As a suggestion, if you want to try to leverage all of Julia, I think something like Reduce is the way to go.

For example, if you want to calculate partial Normal moments

julia> using Reduce, Compat, SpecialFunctions
Reduce (Free PSL version, revision 4218), 22-Sep-2017 ...

julia> Reduce.Rational(false);

julia> @generated function normal_moment(x, ::Val{N} = Val{0}()) where N
           ex = int(:( x^$N * exp(-x^2/2 ) ), :x)
           root_2π = sqrt(2π)
           :( $ex / $root_2π )
       end

julia> normal_moment(0)
0.0

julia> normal_moment(0.5)
0.19146246127401312

julia> normal_moment(0.5, Val(2))
0.015429797891863349

julia> normal_moment(1.5, Val(2))
0.23891640523230437

julia> normal_moment(10, Val(4)) ###Pick a big number to get the kurtosis of a standard normal.
1.5000000000000002

This could be useful if you wanted to integrate Hermite polynomials.

If you like statistics, you can also have a lot of fun with moment generating functions:

julia> @generated function gamma_moment(a, b, ::Val{N} = Val{0}()) where N
           ex = :((1 - t/b)^-a)
           for i ∈ 1:N
               ex = df( ex, :t )
           end
           quote
               t = 0
               $ex
           end
       end
gamma_moment (generic function with 2 methods)
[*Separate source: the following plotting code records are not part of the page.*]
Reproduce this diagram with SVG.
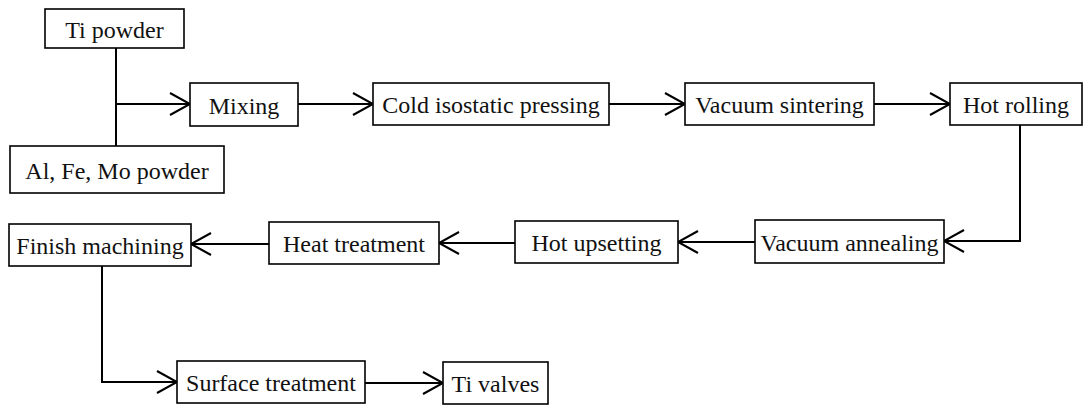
<svg xmlns="http://www.w3.org/2000/svg" width="1083" height="405" viewBox="0 0 1083 405">
<style>
.box{fill:#fff;stroke:#000;stroke-width:1.6}
.lbl{font-family:"Liberation Serif","Times New Roman",serif;font-size:24px;fill:#111;text-anchor:middle}
.c{fill:none;stroke:#000;stroke-width:2}
</style>
<defs>
<marker id="arr" markerUnits="userSpaceOnUse" viewBox="-22 -12 24 24" refX="0" refY="0" markerWidth="24" markerHeight="24" orient="auto" overflow="visible">
<path d="M-20,-11 L0,0 L-20,11" fill="none" stroke="#000" stroke-width="2"/>
</marker>
</defs>
<rect width="1083" height="405" fill="#fff"/>
<g id="connectors">
<line class="c" x1="116" y1="48" x2="116" y2="146"/>
<line class="c" x1="116" y1="104" x2="190" y2="104" marker-end="url(#arr)"/>
<line class="c" x1="298" y1="104" x2="373" y2="104" marker-end="url(#arr)"/>
<line class="c" x1="609" y1="104" x2="685" y2="104" marker-end="url(#arr)"/>
<line class="c" x1="874" y1="104" x2="950" y2="104" marker-end="url(#arr)"/>
<polyline class="c" points="1020,125 1020,241 944,241" marker-end="url(#arr)"/>
<line class="c" x1="755" y1="242" x2="678" y2="242" marker-end="url(#arr)"/>
<line class="c" x1="515" y1="243" x2="439" y2="243" marker-end="url(#arr)"/>
<line class="c" x1="269" y1="244" x2="191" y2="244" marker-end="url(#arr)"/>
<polyline class="c" points="102,266 102,382 177,382" marker-end="url(#arr)"/>
<line class="c" x1="365" y1="383" x2="443" y2="383" marker-end="url(#arr)"/>
</g>
<g id="ti-powder"><rect class="box" x="45" y="9" width="139" height="39"/><text class="lbl" x="114.5" y="37.5">Ti powder</text></g>
<g id="al-fe-mo"><rect class="box" x="10" y="146" width="214" height="47"/><text class="lbl" x="117" y="179">Al, Fe, Mo powder</text></g>
<g id="mixing"><rect class="box" x="190" y="83" width="108" height="43"/><text class="lbl" x="244" y="113.5">Mixing</text></g>
<g id="cold-pressing"><rect class="box" x="373" y="83" width="236" height="42"/><text class="lbl" x="491" y="113">Cold isostatic pressing</text></g>
<g id="vacuum-sintering"><rect class="box" x="685" y="83" width="189" height="42"/><text class="lbl" x="779.5" y="113">Vacuum sintering</text></g>
<g id="hot-rolling"><rect class="box" x="950" y="83" width="132" height="42"/><text class="lbl" x="1016" y="113">Hot rolling</text></g>
<g id="vacuum-annealing"><rect class="box" x="755" y="220" width="189" height="43"/><text class="lbl" x="849.5" y="250.5">Vacuum annealing</text></g>
<g id="hot-upsetting"><rect class="box" x="515" y="221" width="163" height="42"/><text class="lbl" x="596.5" y="251">Hot upsetting</text></g>
<g id="heat-treatment"><rect class="box" x="269" y="222" width="170" height="42"/><text class="lbl" x="354" y="252">Heat treatment</text></g>
<g id="finish-machining"><rect class="box" x="9" y="224" width="182" height="42"/><text class="lbl" x="100" y="254">Finish machining</text></g>
<g id="surface-treatment"><rect class="box" x="177" y="361" width="188" height="42"/><text class="lbl" x="271" y="391">Surface treatment</text></g>
<g id="ti-valves"><rect class="box" x="443" y="362" width="105" height="42"/><text class="lbl" x="495.5" y="392">Ti valves</text></g>
</svg>
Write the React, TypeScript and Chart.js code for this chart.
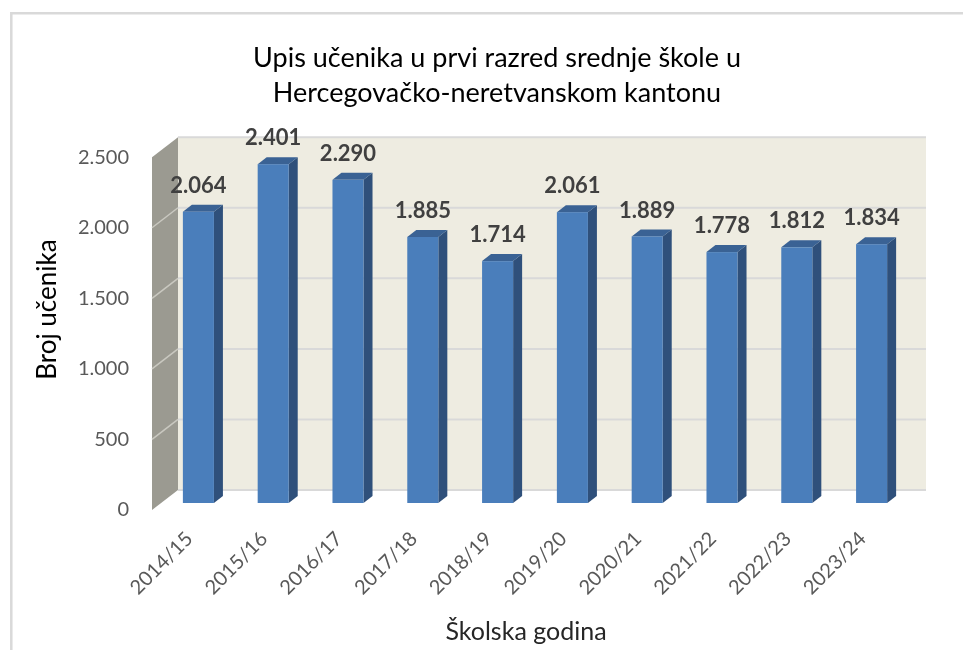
import React, { useEffect, useRef } from 'react';
import { Chart, registerables } from 'chart.js';

Chart.register(...registerables);

const categories = ['2014/15', '2015/16', '2016/17', '2017/18', '2018/19', '2019/20', '2020/21', '2021/22', '2022/23', '2023/24'];
const enrolments = [2064, 2401, 2290, 1885, 1714, 2061, 1889, 1778, 1812, 1834];
const yMin = 0;
const yMax = 2500;
const yStep = 500;
const titleLines = ['Upis učenika u prvi razred srednje škole u', 'Hercegovačko-neretvanskom kantonu'];
const xTitle = 'Školska godina';
const yTitle = 'Broj učenika';

const fmt = (v: number) => String(v).replace(/\B(?=(\d{3})+(?!\d))/g, '.');

// 3D geometry (pixels)
const WALL = { dx: 26, dy: -20 };
const BAR_PLANE = { dx: 9, dy: -7 };
const BAR_DEPTH = { dx: 9, dy: -7 };

const COLORS = {
  border: '#d9d9d9',
  backWall: '#eeece1',
  sideWall: '#9b9a91',
  grid: '#d9d9d9',
  sideGrid: '#c9c8c0',
  barFront: '#4a7ebb',
  barSide: '#2f507b',
  barTop: '#3a6294',
  label: '#404040',
  tick: '#595959',
};

const poly = (ctx: CanvasRenderingContext2D, pts: number[][], fill: string) => {
  ctx.beginPath();
  ctx.moveTo(pts[0][0], pts[0][1]);
  for (let i = 1; i < pts.length; i++) ctx.lineTo(pts[i][0], pts[i][1]);
  ctx.closePath();
  ctx.fillStyle = fill;
  ctx.fill();
};

const threeD = {
  id: 'threeD',
  beforeDraw(chart: any) {
    const ctx = chart.ctx as CanvasRenderingContext2D;
    ctx.save();
    ctx.strokeStyle = COLORS.border;
    ctx.lineWidth = 2.5;
    ctx.beginPath();
    ctx.moveTo(11.3, chart.height);
    ctx.lineTo(11.3, 13.3);
    ctx.lineTo(chart.width, 13.3);
    ctx.stroke();
    ctx.restore();
  },
  beforeDatasetsDraw(chart: any) {
    const ctx = chart.ctx as CanvasRenderingContext2D;
    const { left, right } = chart.chartArea;
    const y = chart.scales.y;
    const top = y.getPixelForValue(yMax);
    const bottom = y.getPixelForValue(yMin);
    ctx.save();
    // back wall
    poly(ctx, [
      [left + WALL.dx, top + WALL.dy],
      [right + WALL.dx, top + WALL.dy],
      [right + WALL.dx, bottom + WALL.dy],
      [left + WALL.dx, bottom + WALL.dy],
    ], COLORS.backWall);
    // side wall
    poly(ctx, [
      [left, top],
      [left + WALL.dx, top + WALL.dy],
      [left + WALL.dx, bottom + WALL.dy],
      [left, bottom],
    ], COLORS.sideWall);
    // grid lines
    y.ticks.forEach((t: any) => {
      const py = y.getPixelForValue(t.value);
      ctx.strokeStyle = COLORS.grid;
      ctx.lineWidth = 2;
      ctx.beginPath();
      ctx.moveTo(left + WALL.dx, py + WALL.dy);
      ctx.lineTo(right + WALL.dx, py + WALL.dy);
      ctx.stroke();
      if (t.value !== yMax && t.value !== yMin) {
        ctx.strokeStyle = COLORS.sideGrid;
        ctx.lineWidth = 1.5;
        ctx.beginPath();
        ctx.moveTo(left, py);
        ctx.lineTo(left + WALL.dx, py + WALL.dy);
        ctx.stroke();
      }
    });
    ctx.restore();
  },
  afterDatasetsDraw(chart: any) {
    const ctx = chart.ctx as CanvasRenderingContext2D;
    const meta = chart.getDatasetMeta(0);
    const values = chart.data.datasets[0].data as number[];
    ctx.save();
    meta.data.forEach((el: any, i: number) => {
      const w = el.width;
      const x0 = el.x - w / 2 + BAR_PLANE.dx;
      const x1 = el.x + w / 2 + BAR_PLANE.dx;
      const yt = el.y + BAR_PLANE.dy;
      const yb = el.base + BAR_PLANE.dy;
      // side
      poly(ctx, [
        [x1, yt],
        [x1 + BAR_DEPTH.dx, yt + BAR_DEPTH.dy],
        [x1 + BAR_DEPTH.dx, yb + BAR_DEPTH.dy],
        [x1, yb],
      ], COLORS.barSide);
      // top
      poly(ctx, [
        [x0, yt],
        [x0 + BAR_DEPTH.dx, yt + BAR_DEPTH.dy],
        [x1 + BAR_DEPTH.dx, yt + BAR_DEPTH.dy],
        [x1, yt],
      ], COLORS.barTop);
      // front
      ctx.fillStyle = COLORS.barFront;
      ctx.fillRect(x0, yt, w, yb - yt);
      // label
      ctx.fillStyle = COLORS.label;
      ctx.font = 'bold 22px Lato';
      ctx.textAlign = 'center';
      ctx.textBaseline = 'middle';
      ctx.fillText(fmt(values[i]), (x0 + x1) / 2, yt - 26);
    });
    ctx.restore();
  },
  afterDraw(chart: any) {
    // y axis title, centred on the 3D plot as in the original
    const ctx = chart.ctx as CanvasRenderingContext2D;
    const y = chart.scales.y;
    const mid = (y.getPixelForValue(yMax) + WALL.dy + y.getPixelForValue(yMin)) / 2 - 14;
    ctx.save();
    ctx.translate(48, mid);
    ctx.rotate(-Math.PI / 2);
    ctx.fillStyle = '#000000';
    ctx.font = '26px Lato';
    ctx.textAlign = 'center';
    ctx.textBaseline = 'middle';
    ctx.fillText(yTitle, 0, 0);
    ctx.restore();
  },
};

export default function App() {
  const ref = useRef<HTMLCanvasElement | null>(null);
  useEffect(() => {
    document.body.style.margin = '0';
    const chart = new Chart(ref.current as HTMLCanvasElement, {
      type: 'bar',
      data: {
        labels: categories,
        datasets: [
          {
            data: enrolments,
            backgroundColor: 'rgba(0,0,0,0)',
            borderWidth: 0,
            categoryPercentage: 1,
            barPercentage: 0.415,
            yAxisID: 'y',
          },
        ],
      },
      options: {
        animation: false,
        responsive: true,
        maintainAspectRatio: false,
        layout: { padding: { left: 31, right: 0 } },
        plugins: {
          legend: { display: false },
          tooltip: { enabled: false },
          title: {
            display: true,
            text: titleLines,
            color: '#000000',
            font: { family: 'Lato', size: 27, weight: 'normal', lineHeight: 1.3 },
            padding: { top: 40.5, bottom: 46.5 },
          },
        },
        scales: {
          x: {
            type: 'category',
            grid: { display: false, drawTicks: false },
            border: { display: false },
            ticks: {
              color: COLORS.tick,
              font: { family: 'Lato', size: 20 },
              maxRotation: 45,
              minRotation: 45,
              padding: 17,
            },
            title: {
              display: true,
              text: xTitle,
              color: '#262626',
              font: { family: 'Lato', size: 25 },
              padding: { top: 0, bottom: 3 },
            },
            afterFit: (s: any) => {
              s.height = 140;
            },
          },
          y: {
            min: yMin,
            max: yMax,
            grid: { display: false, drawTicks: false },
            border: { display: false },
            ticks: {
              stepSize: yStep,
              color: COLORS.tick,
              font: { family: 'Lato', size: 20 },
              padding: 23,
              callback: (v: any) => fmt(Number(v)),
            },
            afterFit: (s: any) => {
              s.width = 121;
            },
          },
          depthRoom: {
            type: 'linear',
            position: 'right',
            display: true,
            grid: { display: false, drawTicks: false },
            border: { display: false },
            ticks: { display: false },
            afterFit: (s: any) => {
              s.width = 63;
            },
          },
        },
      },
      plugins: [threeD],
    } as any);
    return () => chart.destroy();
  }, []);
  return (
    <div style={{ position: 'absolute', left: 0, top: 0, width: 963, height: 650 }}>
      <canvas ref={ref} />
    </div>
  );
}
julia> gamma_moment(2, 2, Val(1)) ##The mean
1.0

julia> gamma_var(α, β) = gamma_moment(α, β, Val(2)) - gamma_moment(α, β, Val(1))
1.5

julia> gamma_var(2, 2)
0.5

julia> gamma_var(3.4, 1.7)
1.1764705882352953

julia> gamma_var(4, 2)
1.0

Be warned though that if the Val you’re using isn’t known at compile time, the code wont be type stable.


#15

Thanks Elrod, this is helpful.

I will definitely have a look at this package. Just by superficially looking, it is unclear to me
if this package can be used to achieve, ex. quickly implementing rules for doing computations ex. in a Fock space, or any other type of symbolic tasks.
Also it seems it is just an interface to some external program, while I want it to be 100% julia for maximum hackability.

I looked through the code, and the approach is pretty much the same I want to take.
I also parse expression using julia AST capabilities and so on.